Helmut Driesel / 17.07.2019

  Na ja, ich erkannte irgendwie das strahlende Lächeln einer Frau, die voller Zuversicht den Kinderwagen schiebt. Und so fern der Realität ist das ja auch nicht. Alle Häme und Unfähigkeitsbezeugungen sind nicht gerechtfertigt. Auch wenn ein paar alte preußische Offiziersgene im Verteidigungsministerium nicht zum Tragen gekommen sind, so heißt das ja noch lange nicht, dass den Europaparlamentariern nicht die Flötentöne beizubringen sind. Was der Juncker gekonnt hat, sollte Frau v. d. Leyen nicht schwer fallen. Es geht nicht um Qualifikation sondern um Atmosphärisches, um Klimaangelegenheiten sozusagen. Da wollen Briten, Italiener, Polen und Griechen bezirzt werden. Für den fünfzigsten kleinen Kompromiss gehen große Geister nicht durchs Feuer, erfahrene Hausfrauen schon.

Armin Reichert / 17.07.2019

Ich würde mir mal eine gründliche journalistische Recherche wünschen, die aufzeigt, wer genau die Puppenspieler hinter der Demokratiefassade EU und auch der BRD sind. Es gibt definitiv einen “tiefen Staat”, der immer dann in Aktion tritt, wenn die hinter den Kulissen festgelegte Machtverteilung ernsthaft in Gefahr gerät. Einen aktuellen Eingriff des “deep state” haben wir ja bei der Verstümmelung der AfD-Liste für die Sachsenwahl gesehen, da in Sachsen ein AfD-Ministerpräsident plötzlich in den Bereich des Möglichen geriet.
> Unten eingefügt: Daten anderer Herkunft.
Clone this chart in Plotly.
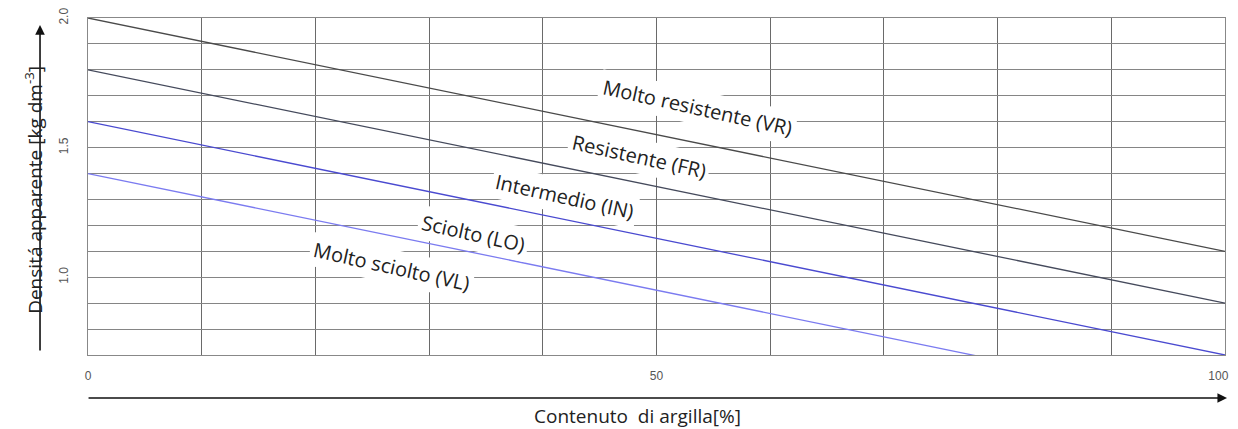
import plotly.graph_objects as go

# Data
clay = [0, 100]
classes = ["VR", "FR", "IN", "LO"]
line_values = {
    "VR": [2.0, 1.1],
    "FR": [1.8, 0.9],
    "IN": [1.6, 0.7],
    "LO": [1.4, 0.5],
}
line_colors = {"VR": "#4a4a4a", "FR": "#454a5c", "IN": "#4a4ad0", "LO": "#7b7bf0"}

label_texts = ["Molto resistente (VR)", "Resistente (FR)", "Intermedio (IN)",
               "Sciolto (LO)", "Molto sciolto (VL)"]
label_x = [53.6, 48.5, 41.9, 33.9, 26.7]
label_y = [1.655, 1.465, 1.31, 1.17, 1.04]

x_ticks = [0, 50, 100]
x_ticktext = ["0", "50", "100\u00a0\u00a0\u00a0\u00a0"]
y_ticks = [1.0, 1.5, 2.0]
y_ticktext = ["1.0", "1.5", "2.0"]

fig = go.Figure()
for c in classes:
    fig.add_trace(go.Scatter(x=clay, y=line_values[c], mode="lines",
                             line=dict(color=line_colors[c], width=1.3),
                             showlegend=False, hoverinfo="skip"))

font_lbl = dict(family="Open Sans, Lato, sans-serif", size=20, color="#222222")
for t, xx, yy in zip(label_texts, label_x, label_y):
    fig.add_annotation(x=xx, y=yy, text=t, showarrow=False, textangle=12.5,
                       font=font_lbl, bgcolor="white", borderpad=3)

# axis arrows
fig.add_annotation(xref="paper", yref="paper", x=1.0018, y=-0.1276, ax=-1140, ay=0,
                   axref="pixel", ayref="pixel", text="", showarrow=True,
                   arrowhead=2, arrowsize=1.2, arrowwidth=1.6, arrowcolor="#111")
fig.add_annotation(xref="paper", yref="paper", x=-0.0422, y=0.979, ax=0, ay=327,
                   axref="pixel", ayref="pixel", text="", showarrow=True,
                   arrowhead=2, arrowsize=1.2, arrowwidth=1.6, arrowcolor="#111")

fig.add_annotation(xref="paper", yref="paper", x=0.483, y=-0.182, text="Contenuto  di argilla[%]",
                   showarrow=False, font=dict(family="Open Sans, Lato, sans-serif", size=19, color="#222"),
                   yanchor="middle")
fig.add_annotation(xref="paper", yref="paper", x=-0.0616, y=0.49,
                   text="Densitá apparente [kg dm<sup>-3</sup>]", textangle=-90,
                   showarrow=False, font=dict(family="Open Sans, Lato, sans-serif", size=19, color="#222"))

fig.update_xaxes(range=[0, 100], tickvals=x_ticks, ticktext=x_ticktext,
                 showgrid=True, gridcolor="#6a6a6a", gridwidth=1,
                 showline=True, linecolor="#888888", linewidth=1, mirror=True,
                 ticks="", ticklabelstandoff=10, automargin=False, ticklabeloverflow="allow",
                 tickfont=dict(family="Liberation Sans, Arial", size=12, color="#555"),
                 minor=dict(showgrid=True, gridcolor="#6a6a6a", dtick=10, tick0=0),
                 zeroline=False)
fig.update_yaxes(range=[0.7, 2.0], tickvals=y_ticks, ticktext=y_ticktext,
                 tickangle=-90, showgrid=False,
                 minor=dict(showgrid=True, gridcolor="#858585", gridwidth=1, dtick=0.1, tick0=0.7),
                 showline=True, linecolor="#888888", linewidth=1, mirror=True,
                 ticks="", ticklabelstandoff=14, automargin=False, ticklabeloverflow="allow",
                 tickfont=dict(family="Liberation Sans, Arial", size=12, color="#555"),
                 zeroline=False)

# page body adds an 8px margin, so the figure is sized to fill the rest of the window
fig.update_layout(width=1230, height=421, margin=dict(l=80, r=13, t=10, b=74, autoexpand=False),
                  plot_bgcolor="white", paper_bgcolor="white")

fig.write_html("out.html")
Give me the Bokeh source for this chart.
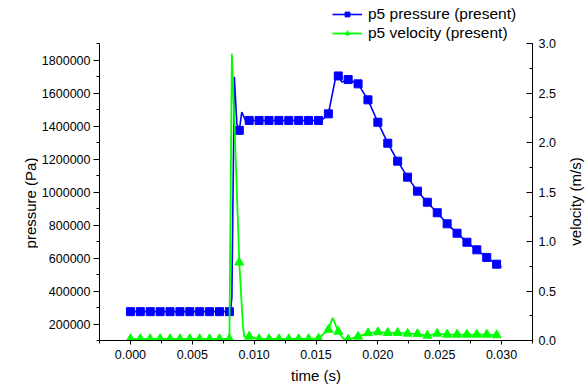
from bokeh.plotting import figure
from bokeh.layouts import row
from bokeh.models import (LinearAxis, Range1d, Legend, LegendItem, FixedTicker,
                          NumeralTickFormatter)
from bokeh.embed import file_html
from bokeh.resources import INLINE

# ---- data ----
# marker sample times (s)
marker_time = [0.0000, 0.0008, 0.0016, 0.0024, 0.0032, 0.0040, 0.0048, 0.0056,
               0.0064, 0.0072, 0.0080, 0.0088, 0.0096, 0.0104, 0.0112, 0.0120,
               0.0128, 0.0136, 0.0144, 0.0152, 0.0160, 0.0168, 0.0176, 0.0184,
               0.0192, 0.0200, 0.0208, 0.0216, 0.0224, 0.0232, 0.0240, 0.0248,
               0.0256, 0.0264, 0.0272, 0.0280, 0.0288, 0.0296]

pressure_markers = [275000, 275000, 275000, 275000, 275000, 275000, 275000, 275000,
                    275000, 275000, 275000, 1375000, 1435000, 1435000, 1435000, 1435000,
                    1435000, 1435000, 1435000, 1435000, 1475000, 1705000, 1683000, 1657000,
                    1560000, 1424000, 1297000, 1188000, 1091000, 1006000, 939000, 875000,
                    808000, 751000, 696000, 650000, 604000, 563000]

velocity_markers = [0.015, 0.015, 0.015, 0.015, 0.015, 0.015, 0.015, 0.015,
                    0.015, 0.015, 0.015, 0.79, 0.04, 0.015, 0.015, 0.015,
                    0.015, 0.015, 0.015, 0.02, 0.11, 0.09, 0.01, 0.04,
                    0.075, 0.085, 0.078, 0.078, 0.07, 0.066, 0.05, 0.07,
                    0.06, 0.06, 0.06, 0.06, 0.06, 0.055]

# extra points of the curves between markers
pressure_extra_time = [0.0081, 0.0082, 0.0084, 0.0086, 0.0090, 0.0093, 0.0156,
                       0.0166, 0.0171, 0.0300]
pressure_extra = [285000, 360000, 1700000, 1414000, 1486000, 1435000, 1445000,
                  1700000, 1668000, 545000]

velocity_extra_time = [0.0082, 0.0086, 0.0090, 0.0091, 0.0092, 0.01635, 0.0172, 0.0298]
velocity_extra = [2.90, 1.52, 0.35, 0.14, 0.04, 0.23, 0.02, 0.055]

x_ticks = [0.000, 0.005, 0.010, 0.015, 0.020, 0.025, 0.030]
y_ticks = [200000, 400000, 600000, 800000, 1000000, 1200000, 1400000, 1600000, 1800000]
v_ticks = [0.0, 0.5, 1.0, 1.5, 2.0, 2.5, 3.0]

BLUE = "#0000ff"
GREEN = "#00ff00"
FONT = "Liberation Sans"

# layout geometry (pixels)
H = 387
LEFT_W, RIGHT_W = 38, 27
MAIN_LEFT, FRAME_W, MAIN_RIGHT, BOTTOM = 61, 433, 28, 47
MAIN_W = MAIN_LEFT + FRAME_W + MAIN_RIGHT
AXIS_TOP_PX = 43.3          # where the drawn axes end (top)
FRAME_H = H - BOTTOM        # frame spans to the top so that the legend sits inside it
SCALE = FRAME_H / (FRAME_H - AXIS_TOP_PX)

P_MIN, P_MAX = 100000, 1900000
V_MIN, V_MAX = 0.0, 3.0


def merge(t1, v1, t2, v2):
    pts = sorted(zip(list(t1) + list(t2), list(v1) + list(v2)))
    return [a for a, _ in pts], [b for _, b in pts]


def no_frame_align(fig):
    try:
        fig.frame_align = False
    except Exception:
        pass


p_line_t, p_line_v = merge(marker_time, pressure_markers, pressure_extra_time, pressure_extra)
v_line_t, v_line_v = merge(marker_time, velocity_markers, velocity_extra_time, velocity_extra)

p = figure(width=MAIN_W, height=H,
           x_range=Range1d(-0.0025, 0.0325),
           y_range=Range1d(P_MIN, P_MIN + (P_MAX - P_MIN) * SCALE),
           output_backend="svg", toolbar_location=None,
           min_border_left=MAIN_LEFT, min_border_right=MAIN_RIGHT, min_border_top=0,
           min_border_bottom=BOTTOM)
no_frame_align(p)
p.extra_y_ranges = {"vel": Range1d(V_MIN, V_MIN + (V_MAX - V_MIN) * SCALE)}
p.outline_line_color = None
p.xgrid.visible = False
p.ygrid.visible = False
p.background_fill_color = "white"
p.border_fill_color = "white"

pl = p.line(p_line_t, p_line_v, color=BLUE, line_width=1.6)
pm = p.scatter(marker_time, pressure_markers, marker="square", size=8, color=BLUE)
vl = p.line(v_line_t, v_line_v, color=GREEN, line_width=1.8, y_range_name="vel")
vm = p.scatter(marker_time, velocity_markers, marker="triangle", size=9, color=GREEN,
               y_range_name="vel")


def style_axis(ax):
    ax.axis_line_color = "black"
    ax.axis_line_width = 1
    ax.major_tick_line_color = "black"
    ax.minor_tick_line_color = "black"
    ax.major_label_text_font = FONT
    ax.major_label_text_font_size = "12.5px"
    ax.major_label_text_color = "black"
    ax.axis_label_text_font = FONT
    ax.axis_label_text_font_size = "15px"
    ax.axis_label_text_font_style = "normal"
    ax.axis_label_text_color = "black"


xa = p.xaxis[0]
style_axis(xa)
xa.axis_label = "time (s)"
xa.ticker = FixedTicker(ticks=x_ticks,
                        minor_ticks=[-0.0025, 0.0, 0.0025, 0.005, 0.0075, 0.01, 0.0125, 0.015,
                                     0.0175, 0.02, 0.0225, 0.025, 0.0275, 0.03, 0.0325])
xa.formatter = NumeralTickFormatter(format="0.000")
xa.major_tick_in = 0
xa.major_tick_out = 4
xa.minor_tick_in = 0
xa.minor_tick_out = 3
xa.major_label_standoff = 5
xa.axis_label_standoff = 5

ya = p.yaxis[0]
style_axis(ya)
ya.bounds = (P_MIN, P_MAX)
ya.ticker = FixedTicker(ticks=y_ticks,
                        minor_ticks=[100000 * k for k in range(1, 20)])
ya.formatter = NumeralTickFormatter(format="0")
ya.major_tick_in = 0
ya.major_tick_out = 6
ya.minor_tick_in = 0
ya.minor_tick_out = 3
ya.major_label_standoff = 3

ra = LinearAxis(y_range_name="vel")
style_axis(ra)
ra.bounds = (V_MIN, V_MAX)
ra.ticker = FixedTicker(ticks=v_ticks,
                        minor_ticks=[0.0, 0.25, 0.5, 0.75, 1.0, 1.25, 1.5, 1.75, 2.0,
                                     2.25, 2.5, 2.75, 3.0])
ra.formatter = NumeralTickFormatter(format="0.0")
ra.major_tick_in = 6
ra.major_tick_out = 0
ra.minor_tick_in = 3
ra.minor_tick_out = 0
ra.major_label_standoff = 6
p.add_layout(ra, "right")

legend = Legend(items=[LegendItem(label="p5 pressure (present)", renderers=[pl, pm]),
                       LegendItem(label="p5 velocity (present)", renderers=[vl, vm])],
                location=(233, 298))
legend.padding = 0
legend.margin = 0
legend.spacing = 1
legend.glyph_width = 30
legend.glyph_height = 12
legend.label_height = 12
legend.label_standoff = 6
legend.label_text_font = FONT
legend.label_text_font_size = "15.5px"
legend.label_text_color = "black"
legend.background_fill_alpha = 0
legend.border_line_alpha = 0
p.add_layout(legend, "center")


def title_strip(text, width, border_left, border_top, standoff):
    """A narrow figure whose (tick-less) left axis carries a vertical axis title."""
    f = figure(width=width, height=H, x_range=Range1d(0, 1), y_range=Range1d(0, 1),
               output_backend="svg", toolbar_location=None,
               min_border_left=border_left, min_border_right=0,
               min_border_top=border_top, min_border_bottom=BOTTOM)
    no_frame_align(f)
    f.outline_line_color = None
    f.xgrid.visible = False
    f.ygrid.visible = False
    f.xaxis.visible = False
    f.background_fill_color = "white"
    f.border_fill_color = "white"
    ax = f.yaxis[0]
    style_axis(ax)
    ax.axis_label = text
    ax.ticker = FixedTicker(ticks=[])
    ax.axis_line_color = None
    ax.major_tick_line_color = None
    ax.minor_tick_line_color = None
    ax.major_tick_out = 0
    ax.minor_tick_out = 0
    ax.axis_label_standoff = standoff
    return f


left_title = title_strip("pressure (Pa)", LEFT_W, 37, 65, -1)
right_title = title_strip("velocity (m/s)", RIGHT_W, 23, 62, 0)

layout = row(left_title, p, right_title, spacing=0)

open("out.html", "w").write(file_html(layout, INLINE))
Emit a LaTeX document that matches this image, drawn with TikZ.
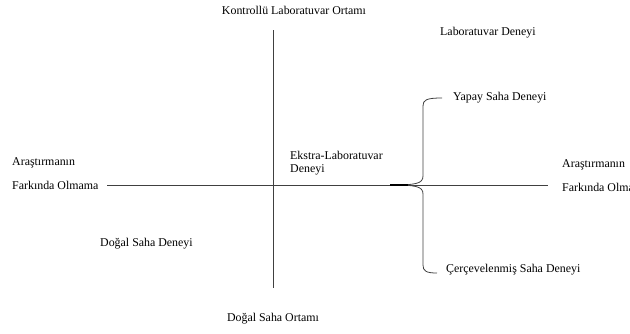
\documentclass[tikz,border=0pt]{standalone}
\usepackage{fontspec}
\setmainfont{Liberation Serif}

\begin{document}
\begin{tikzpicture}[x=1pt,y=-1pt]
\tikzset{etiket/.style={inner sep=0pt, font=\fontsize{11.9}{13.5}\selectfont}}
\tikzset{eksen/.style={draw=black!75, line width=0.8pt}}
\clip (0,0) rectangle (630,333);
\useasboundingbox (0,0) rectangle (630,333);
% eksenler
\coordinate (U) at (273,30);
\coordinate (A) at (273,288);
\coordinate (S) at (107,185);
\coordinate (R) at (548,185);
\draw[eksen] (U) -- (A);
\draw[eksen] (S) -- (R);
% etiketler
\node[etiket] (KLO) at (294,10) {Kontrollü Laboratuvar Ortamı};
\node[etiket] (DSO) at (273,319) {Doğal Saha Ortamı};
\node[etiket, anchor=west] (AS1) at (12,163) {Araştırmanın};
\node[etiket, anchor=west] (FS1) at (12,185) {Farkında Olmama};
\node[etiket, anchor=west] (AS2) at (562,165) {Araştırmanın};
\node[etiket, anchor=west] (FS2) at (562,187) {Farkında Olmama};
\node[etiket, anchor=west] (LD) at (440,33) {Laboratuvar Deneyi};
\node[etiket, anchor=west] (YSD) at (453,98) {Yapay Saha Deneyi};
\node[etiket, anchor=west] (CSD) at (446,270) {Çerçevelenmiş Saha Deneyi};
\node[etiket, anchor=west, align=left] (ELD) at (290,163) {Ekstra-Laboratuvar\\Deneyi};
\node[etiket, anchor=west] (DSD) at (100,244) {Doğal Saha Deneyi};
% parantez
\coordinate (P0) at (390,185);
\coordinate (P1) at (442,98);
\coordinate (P2) at (437,273);
\draw[eksen] (P1) .. controls (426,98) and (423,100) .. (423,106)
  -- (423,176) .. controls (423,184) and (415,185) .. (P0);
\draw[eksen] (P0) .. controls (415,185) and (423,186) .. (423,194)
  -- (423,265) .. controls (423,271) and (426,273) .. (P2);
\draw[line width=1.6pt] (P0) -- (408,185);
\end{tikzpicture}
\end{document}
Erich Ganspöck / 17.07.2019

Wenn ich lese, dass UvdL deutlich sagte, sie sei froh, nicht von den Abgeordneten der AfD gewählt worden zu sein (ich glaube, sie erwähnte direkt Herrn Meuthen), dann wird der deutsche Antitoleranz-weg mit den Andersdenkenden-Virus jetzt von der Spitze her der EU eingeimpft. Deswegen habe ich vor Jahrzehnten sicher nicht für den EU-Beitritt Österreichs gestimmt!

H. Schmidt / 17.07.2019

“Gerade mal neun Stimmen mehr als nötig hat Ursula von der Leyen im EU-Parlament bekommen “ Genau. 0-Punkte hätten vollkommen ausgereicht da mehr wirklich nicht nötig ist. Wie lange darf die da jetzt agieren? 5 Jahre?! Da freuen sich die Beraterfirmen. Endlich nicht mehr nur die deutsche Bundeswehr beraten sondern jetzt endlich ganz Europa. Da lassen sich schnell mal Milliarden verdienen.